• [Problem requirements]
Make an exact transcription of the material, leaving out all images.

• [Information supplied]
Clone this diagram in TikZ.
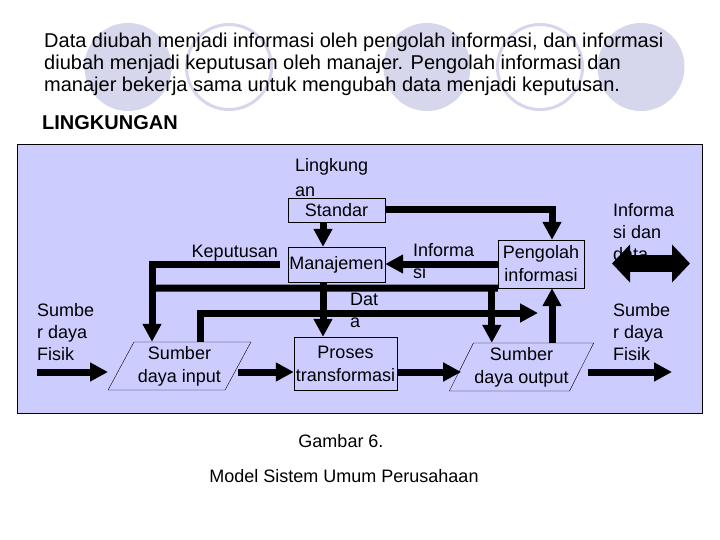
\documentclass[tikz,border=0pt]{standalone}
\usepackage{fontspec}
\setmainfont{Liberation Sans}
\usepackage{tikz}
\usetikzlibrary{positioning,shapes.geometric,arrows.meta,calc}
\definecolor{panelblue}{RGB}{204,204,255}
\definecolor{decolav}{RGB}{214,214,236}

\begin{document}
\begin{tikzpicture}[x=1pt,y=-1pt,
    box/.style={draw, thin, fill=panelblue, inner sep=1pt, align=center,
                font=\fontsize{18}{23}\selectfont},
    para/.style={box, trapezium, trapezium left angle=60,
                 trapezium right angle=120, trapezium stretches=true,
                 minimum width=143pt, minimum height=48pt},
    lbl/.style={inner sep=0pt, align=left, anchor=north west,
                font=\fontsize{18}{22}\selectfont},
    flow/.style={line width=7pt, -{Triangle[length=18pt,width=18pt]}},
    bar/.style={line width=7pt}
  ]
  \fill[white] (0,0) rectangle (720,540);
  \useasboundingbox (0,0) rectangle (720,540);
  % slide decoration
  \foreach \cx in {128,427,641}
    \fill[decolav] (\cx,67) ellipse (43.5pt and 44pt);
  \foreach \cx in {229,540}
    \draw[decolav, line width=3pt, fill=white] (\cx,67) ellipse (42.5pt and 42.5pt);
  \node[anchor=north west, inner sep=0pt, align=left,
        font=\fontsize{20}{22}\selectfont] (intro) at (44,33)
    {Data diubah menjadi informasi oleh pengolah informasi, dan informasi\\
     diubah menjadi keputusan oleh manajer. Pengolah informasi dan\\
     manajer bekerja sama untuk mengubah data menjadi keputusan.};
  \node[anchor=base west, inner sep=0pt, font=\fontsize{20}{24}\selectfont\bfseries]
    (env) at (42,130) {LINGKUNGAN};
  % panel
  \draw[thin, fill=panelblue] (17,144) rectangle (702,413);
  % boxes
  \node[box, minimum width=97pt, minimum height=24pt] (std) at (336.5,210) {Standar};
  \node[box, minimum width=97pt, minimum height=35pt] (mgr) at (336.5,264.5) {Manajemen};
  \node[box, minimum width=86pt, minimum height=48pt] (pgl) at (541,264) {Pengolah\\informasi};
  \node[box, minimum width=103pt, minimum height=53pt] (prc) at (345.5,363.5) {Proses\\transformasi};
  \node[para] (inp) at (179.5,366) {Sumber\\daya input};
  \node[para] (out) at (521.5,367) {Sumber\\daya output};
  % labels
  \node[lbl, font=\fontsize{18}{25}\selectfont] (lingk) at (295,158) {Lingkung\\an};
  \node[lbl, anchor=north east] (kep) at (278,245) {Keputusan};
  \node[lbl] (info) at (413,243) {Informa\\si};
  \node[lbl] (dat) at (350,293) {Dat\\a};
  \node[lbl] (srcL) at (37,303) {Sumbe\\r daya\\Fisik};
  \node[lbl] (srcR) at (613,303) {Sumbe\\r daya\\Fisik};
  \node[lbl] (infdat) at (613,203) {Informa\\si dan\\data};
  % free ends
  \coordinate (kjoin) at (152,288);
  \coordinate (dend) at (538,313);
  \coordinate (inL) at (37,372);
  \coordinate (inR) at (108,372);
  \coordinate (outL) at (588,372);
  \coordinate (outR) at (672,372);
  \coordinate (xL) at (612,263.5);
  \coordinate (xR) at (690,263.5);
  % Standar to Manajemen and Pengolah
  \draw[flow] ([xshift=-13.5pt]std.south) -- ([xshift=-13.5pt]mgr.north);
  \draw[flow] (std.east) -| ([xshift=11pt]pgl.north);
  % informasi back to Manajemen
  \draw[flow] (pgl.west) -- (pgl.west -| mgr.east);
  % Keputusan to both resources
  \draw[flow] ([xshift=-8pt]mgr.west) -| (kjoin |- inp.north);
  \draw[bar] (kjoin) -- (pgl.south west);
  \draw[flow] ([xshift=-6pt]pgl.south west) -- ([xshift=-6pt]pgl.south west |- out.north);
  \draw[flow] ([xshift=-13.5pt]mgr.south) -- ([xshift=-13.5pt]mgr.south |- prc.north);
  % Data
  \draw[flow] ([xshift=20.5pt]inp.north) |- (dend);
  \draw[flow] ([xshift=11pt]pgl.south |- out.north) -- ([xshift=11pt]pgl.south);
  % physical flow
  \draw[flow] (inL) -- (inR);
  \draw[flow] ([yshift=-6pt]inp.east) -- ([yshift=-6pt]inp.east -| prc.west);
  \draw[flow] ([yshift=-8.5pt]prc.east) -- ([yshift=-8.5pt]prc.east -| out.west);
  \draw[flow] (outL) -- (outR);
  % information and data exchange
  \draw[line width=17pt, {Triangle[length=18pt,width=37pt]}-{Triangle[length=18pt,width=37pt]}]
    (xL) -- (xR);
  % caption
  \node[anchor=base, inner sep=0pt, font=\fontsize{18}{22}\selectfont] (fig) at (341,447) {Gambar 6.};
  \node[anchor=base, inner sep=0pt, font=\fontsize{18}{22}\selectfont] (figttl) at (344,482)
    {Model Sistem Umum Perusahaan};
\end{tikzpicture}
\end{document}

• [Answer]
Clone this diagram in TikZ.
\documentclass[tikz,border=0pt]{standalone}
\usepackage{fontspec}
\setmainfont{Liberation Sans}
\usepackage{tikz}
\usetikzlibrary{positioning,shapes.geometric,arrows.meta,calc}
\definecolor{panelblue}{RGB}{204,204,255}
\definecolor{decolav}{RGB}{214,214,236}

\begin{document}
\begin{tikzpicture}[x=1pt,y=-1pt,
    box/.style={draw, thin, fill=panelblue, inner sep=1pt, align=center,
                font=\fontsize{18}{23}\selectfont},
    para/.style={box, trapezium, trapezium left angle=60,
                 trapezium right angle=120, trapezium stretches=true,
                 minimum width=143pt, minimum height=48pt},
    lbl/.style={inner sep=0pt, align=left, anchor=north west,
                font=\fontsize{18}{22}\selectfont},
    flow/.style={line width=7pt, -{Triangle[length=18pt,width=18pt]}},
    bar/.style={line width=7pt}
  ]
  \fill[white] (0,0) rectangle (720,540);
  \useasboundingbox (0,0) rectangle (720,540);
  % slide decoration
  \foreach \cx in {128,427,641}
    \fill[decolav] (\cx,67) ellipse (43.5pt and 44pt);
  \foreach \cx in {229,540}
    \draw[decolav, line width=3pt, fill=white] (\cx,67) ellipse (42.5pt and 42.5pt);
  \node[anchor=north west, inner sep=0pt, align=left,
        font=\fontsize{20}{22}\selectfont] (intro) at (44,33)
    {Data diubah menjadi informasi oleh pengolah informasi, dan informasi\\
     diubah menjadi keputusan oleh manajer. Pengolah informasi dan\\
     manajer bekerja sama untuk mengubah data menjadi keputusan.};
  \node[anchor=base west, inner sep=0pt, font=\fontsize{20}{24}\selectfont\bfseries]
    (env) at (42,130) {LINGKUNGAN};
  % panel
  \draw[thin, fill=panelblue] (17,144) rectangle (702,413);
  % boxes
  \node[box, minimum width=97pt, minimum height=24pt] (std) at (336.5,210) {Standar};
  \node[box, minimum width=97pt, minimum height=35pt] (mgr) at (336.5,264.5) {Manajemen};
  \node[box, minimum width=86pt, minimum height=48pt] (pgl) at (541,264) {Pengolah\\informasi};
  \node[box, minimum width=103pt, minimum height=53pt] (prc) at (345.5,363.5) {Proses\\transformasi};
  \node[para] (inp) at (179.5,366) {Sumber\\daya input};
  \node[para] (out) at (521.5,367) {Sumber\\daya output};
  % labels
  \node[lbl, font=\fontsize{18}{25}\selectfont] (lingk) at (295,158) {Lingkung\\an};
  \node[lbl, anchor=north east] (kep) at (278,245) {Keputusan};
  \node[lbl] (info) at (413,243) {Informa\\si};
  \node[lbl] (dat) at (350,293) {Dat\\a};
  \node[lbl] (srcL) at (37,303) {Sumbe\\r daya\\Fisik};
  \node[lbl] (srcR) at (613,303) {Sumbe\\r daya\\Fisik};
  \node[lbl] (infdat) at (613,203) {Informa\\si dan\\data};
  % free ends
  \coordinate (kjoin) at (152,288);
  \coordinate (dend) at (538,313);
  \coordinate (inL) at (37,372);
  \coordinate (inR) at (108,372);
  \coordinate (outL) at (588,372);
  \coordinate (outR) at (672,372);
  \coordinate (xL) at (612,263.5);
  \coordinate (xR) at (690,263.5);
  % Standar to Manajemen and Pengolah
  \draw[flow] ([xshift=-13.5pt]std.south) -- ([xshift=-13.5pt]mgr.north);
  \draw[flow] (std.east) -| ([xshift=11pt]pgl.north);
  % informasi back to Manajemen
  \draw[flow] (pgl.west) -- (pgl.west -| mgr.east);
  % Keputusan to both resources
  \draw[flow] ([xshift=-8pt]mgr.west) -| (kjoin |- inp.north);
  \draw[bar] (kjoin) -- (pgl.south west);
  \draw[flow] ([xshift=-6pt]pgl.south west) -- ([xshift=-6pt]pgl.south west |- out.north);
  \draw[flow] ([xshift=-13.5pt]mgr.south) -- ([xshift=-13.5pt]mgr.south |- prc.north);
  % Data
  \draw[flow] ([xshift=20.5pt]inp.north) |- (dend);
  \draw[flow] ([xshift=11pt]pgl.south |- out.north) -- ([xshift=11pt]pgl.south);
  % physical flow
  \draw[flow] (inL) -- (inR);
  \draw[flow] ([yshift=-6pt]inp.east) -- ([yshift=-6pt]inp.east -| prc.west);
  \draw[flow] ([yshift=-8.5pt]prc.east) -- ([yshift=-8.5pt]prc.east -| out.west);
  \draw[flow] (outL) -- (outR);
  % information and data exchange
  \draw[line width=17pt, {Triangle[length=18pt,width=37pt]}-{Triangle[length=18pt,width=37pt]}]
    (xL) -- (xR);
  % caption
  \node[anchor=base, inner sep=0pt, font=\fontsize{18}{22}\selectfont] (fig) at (341,447) {Gambar 6.};
  \node[anchor=base, inner sep=0pt, font=\fontsize{18}{22}\selectfont] (figttl) at (344,482)
    {Model Sistem Umum Perusahaan};
\end{tikzpicture}
\end{document}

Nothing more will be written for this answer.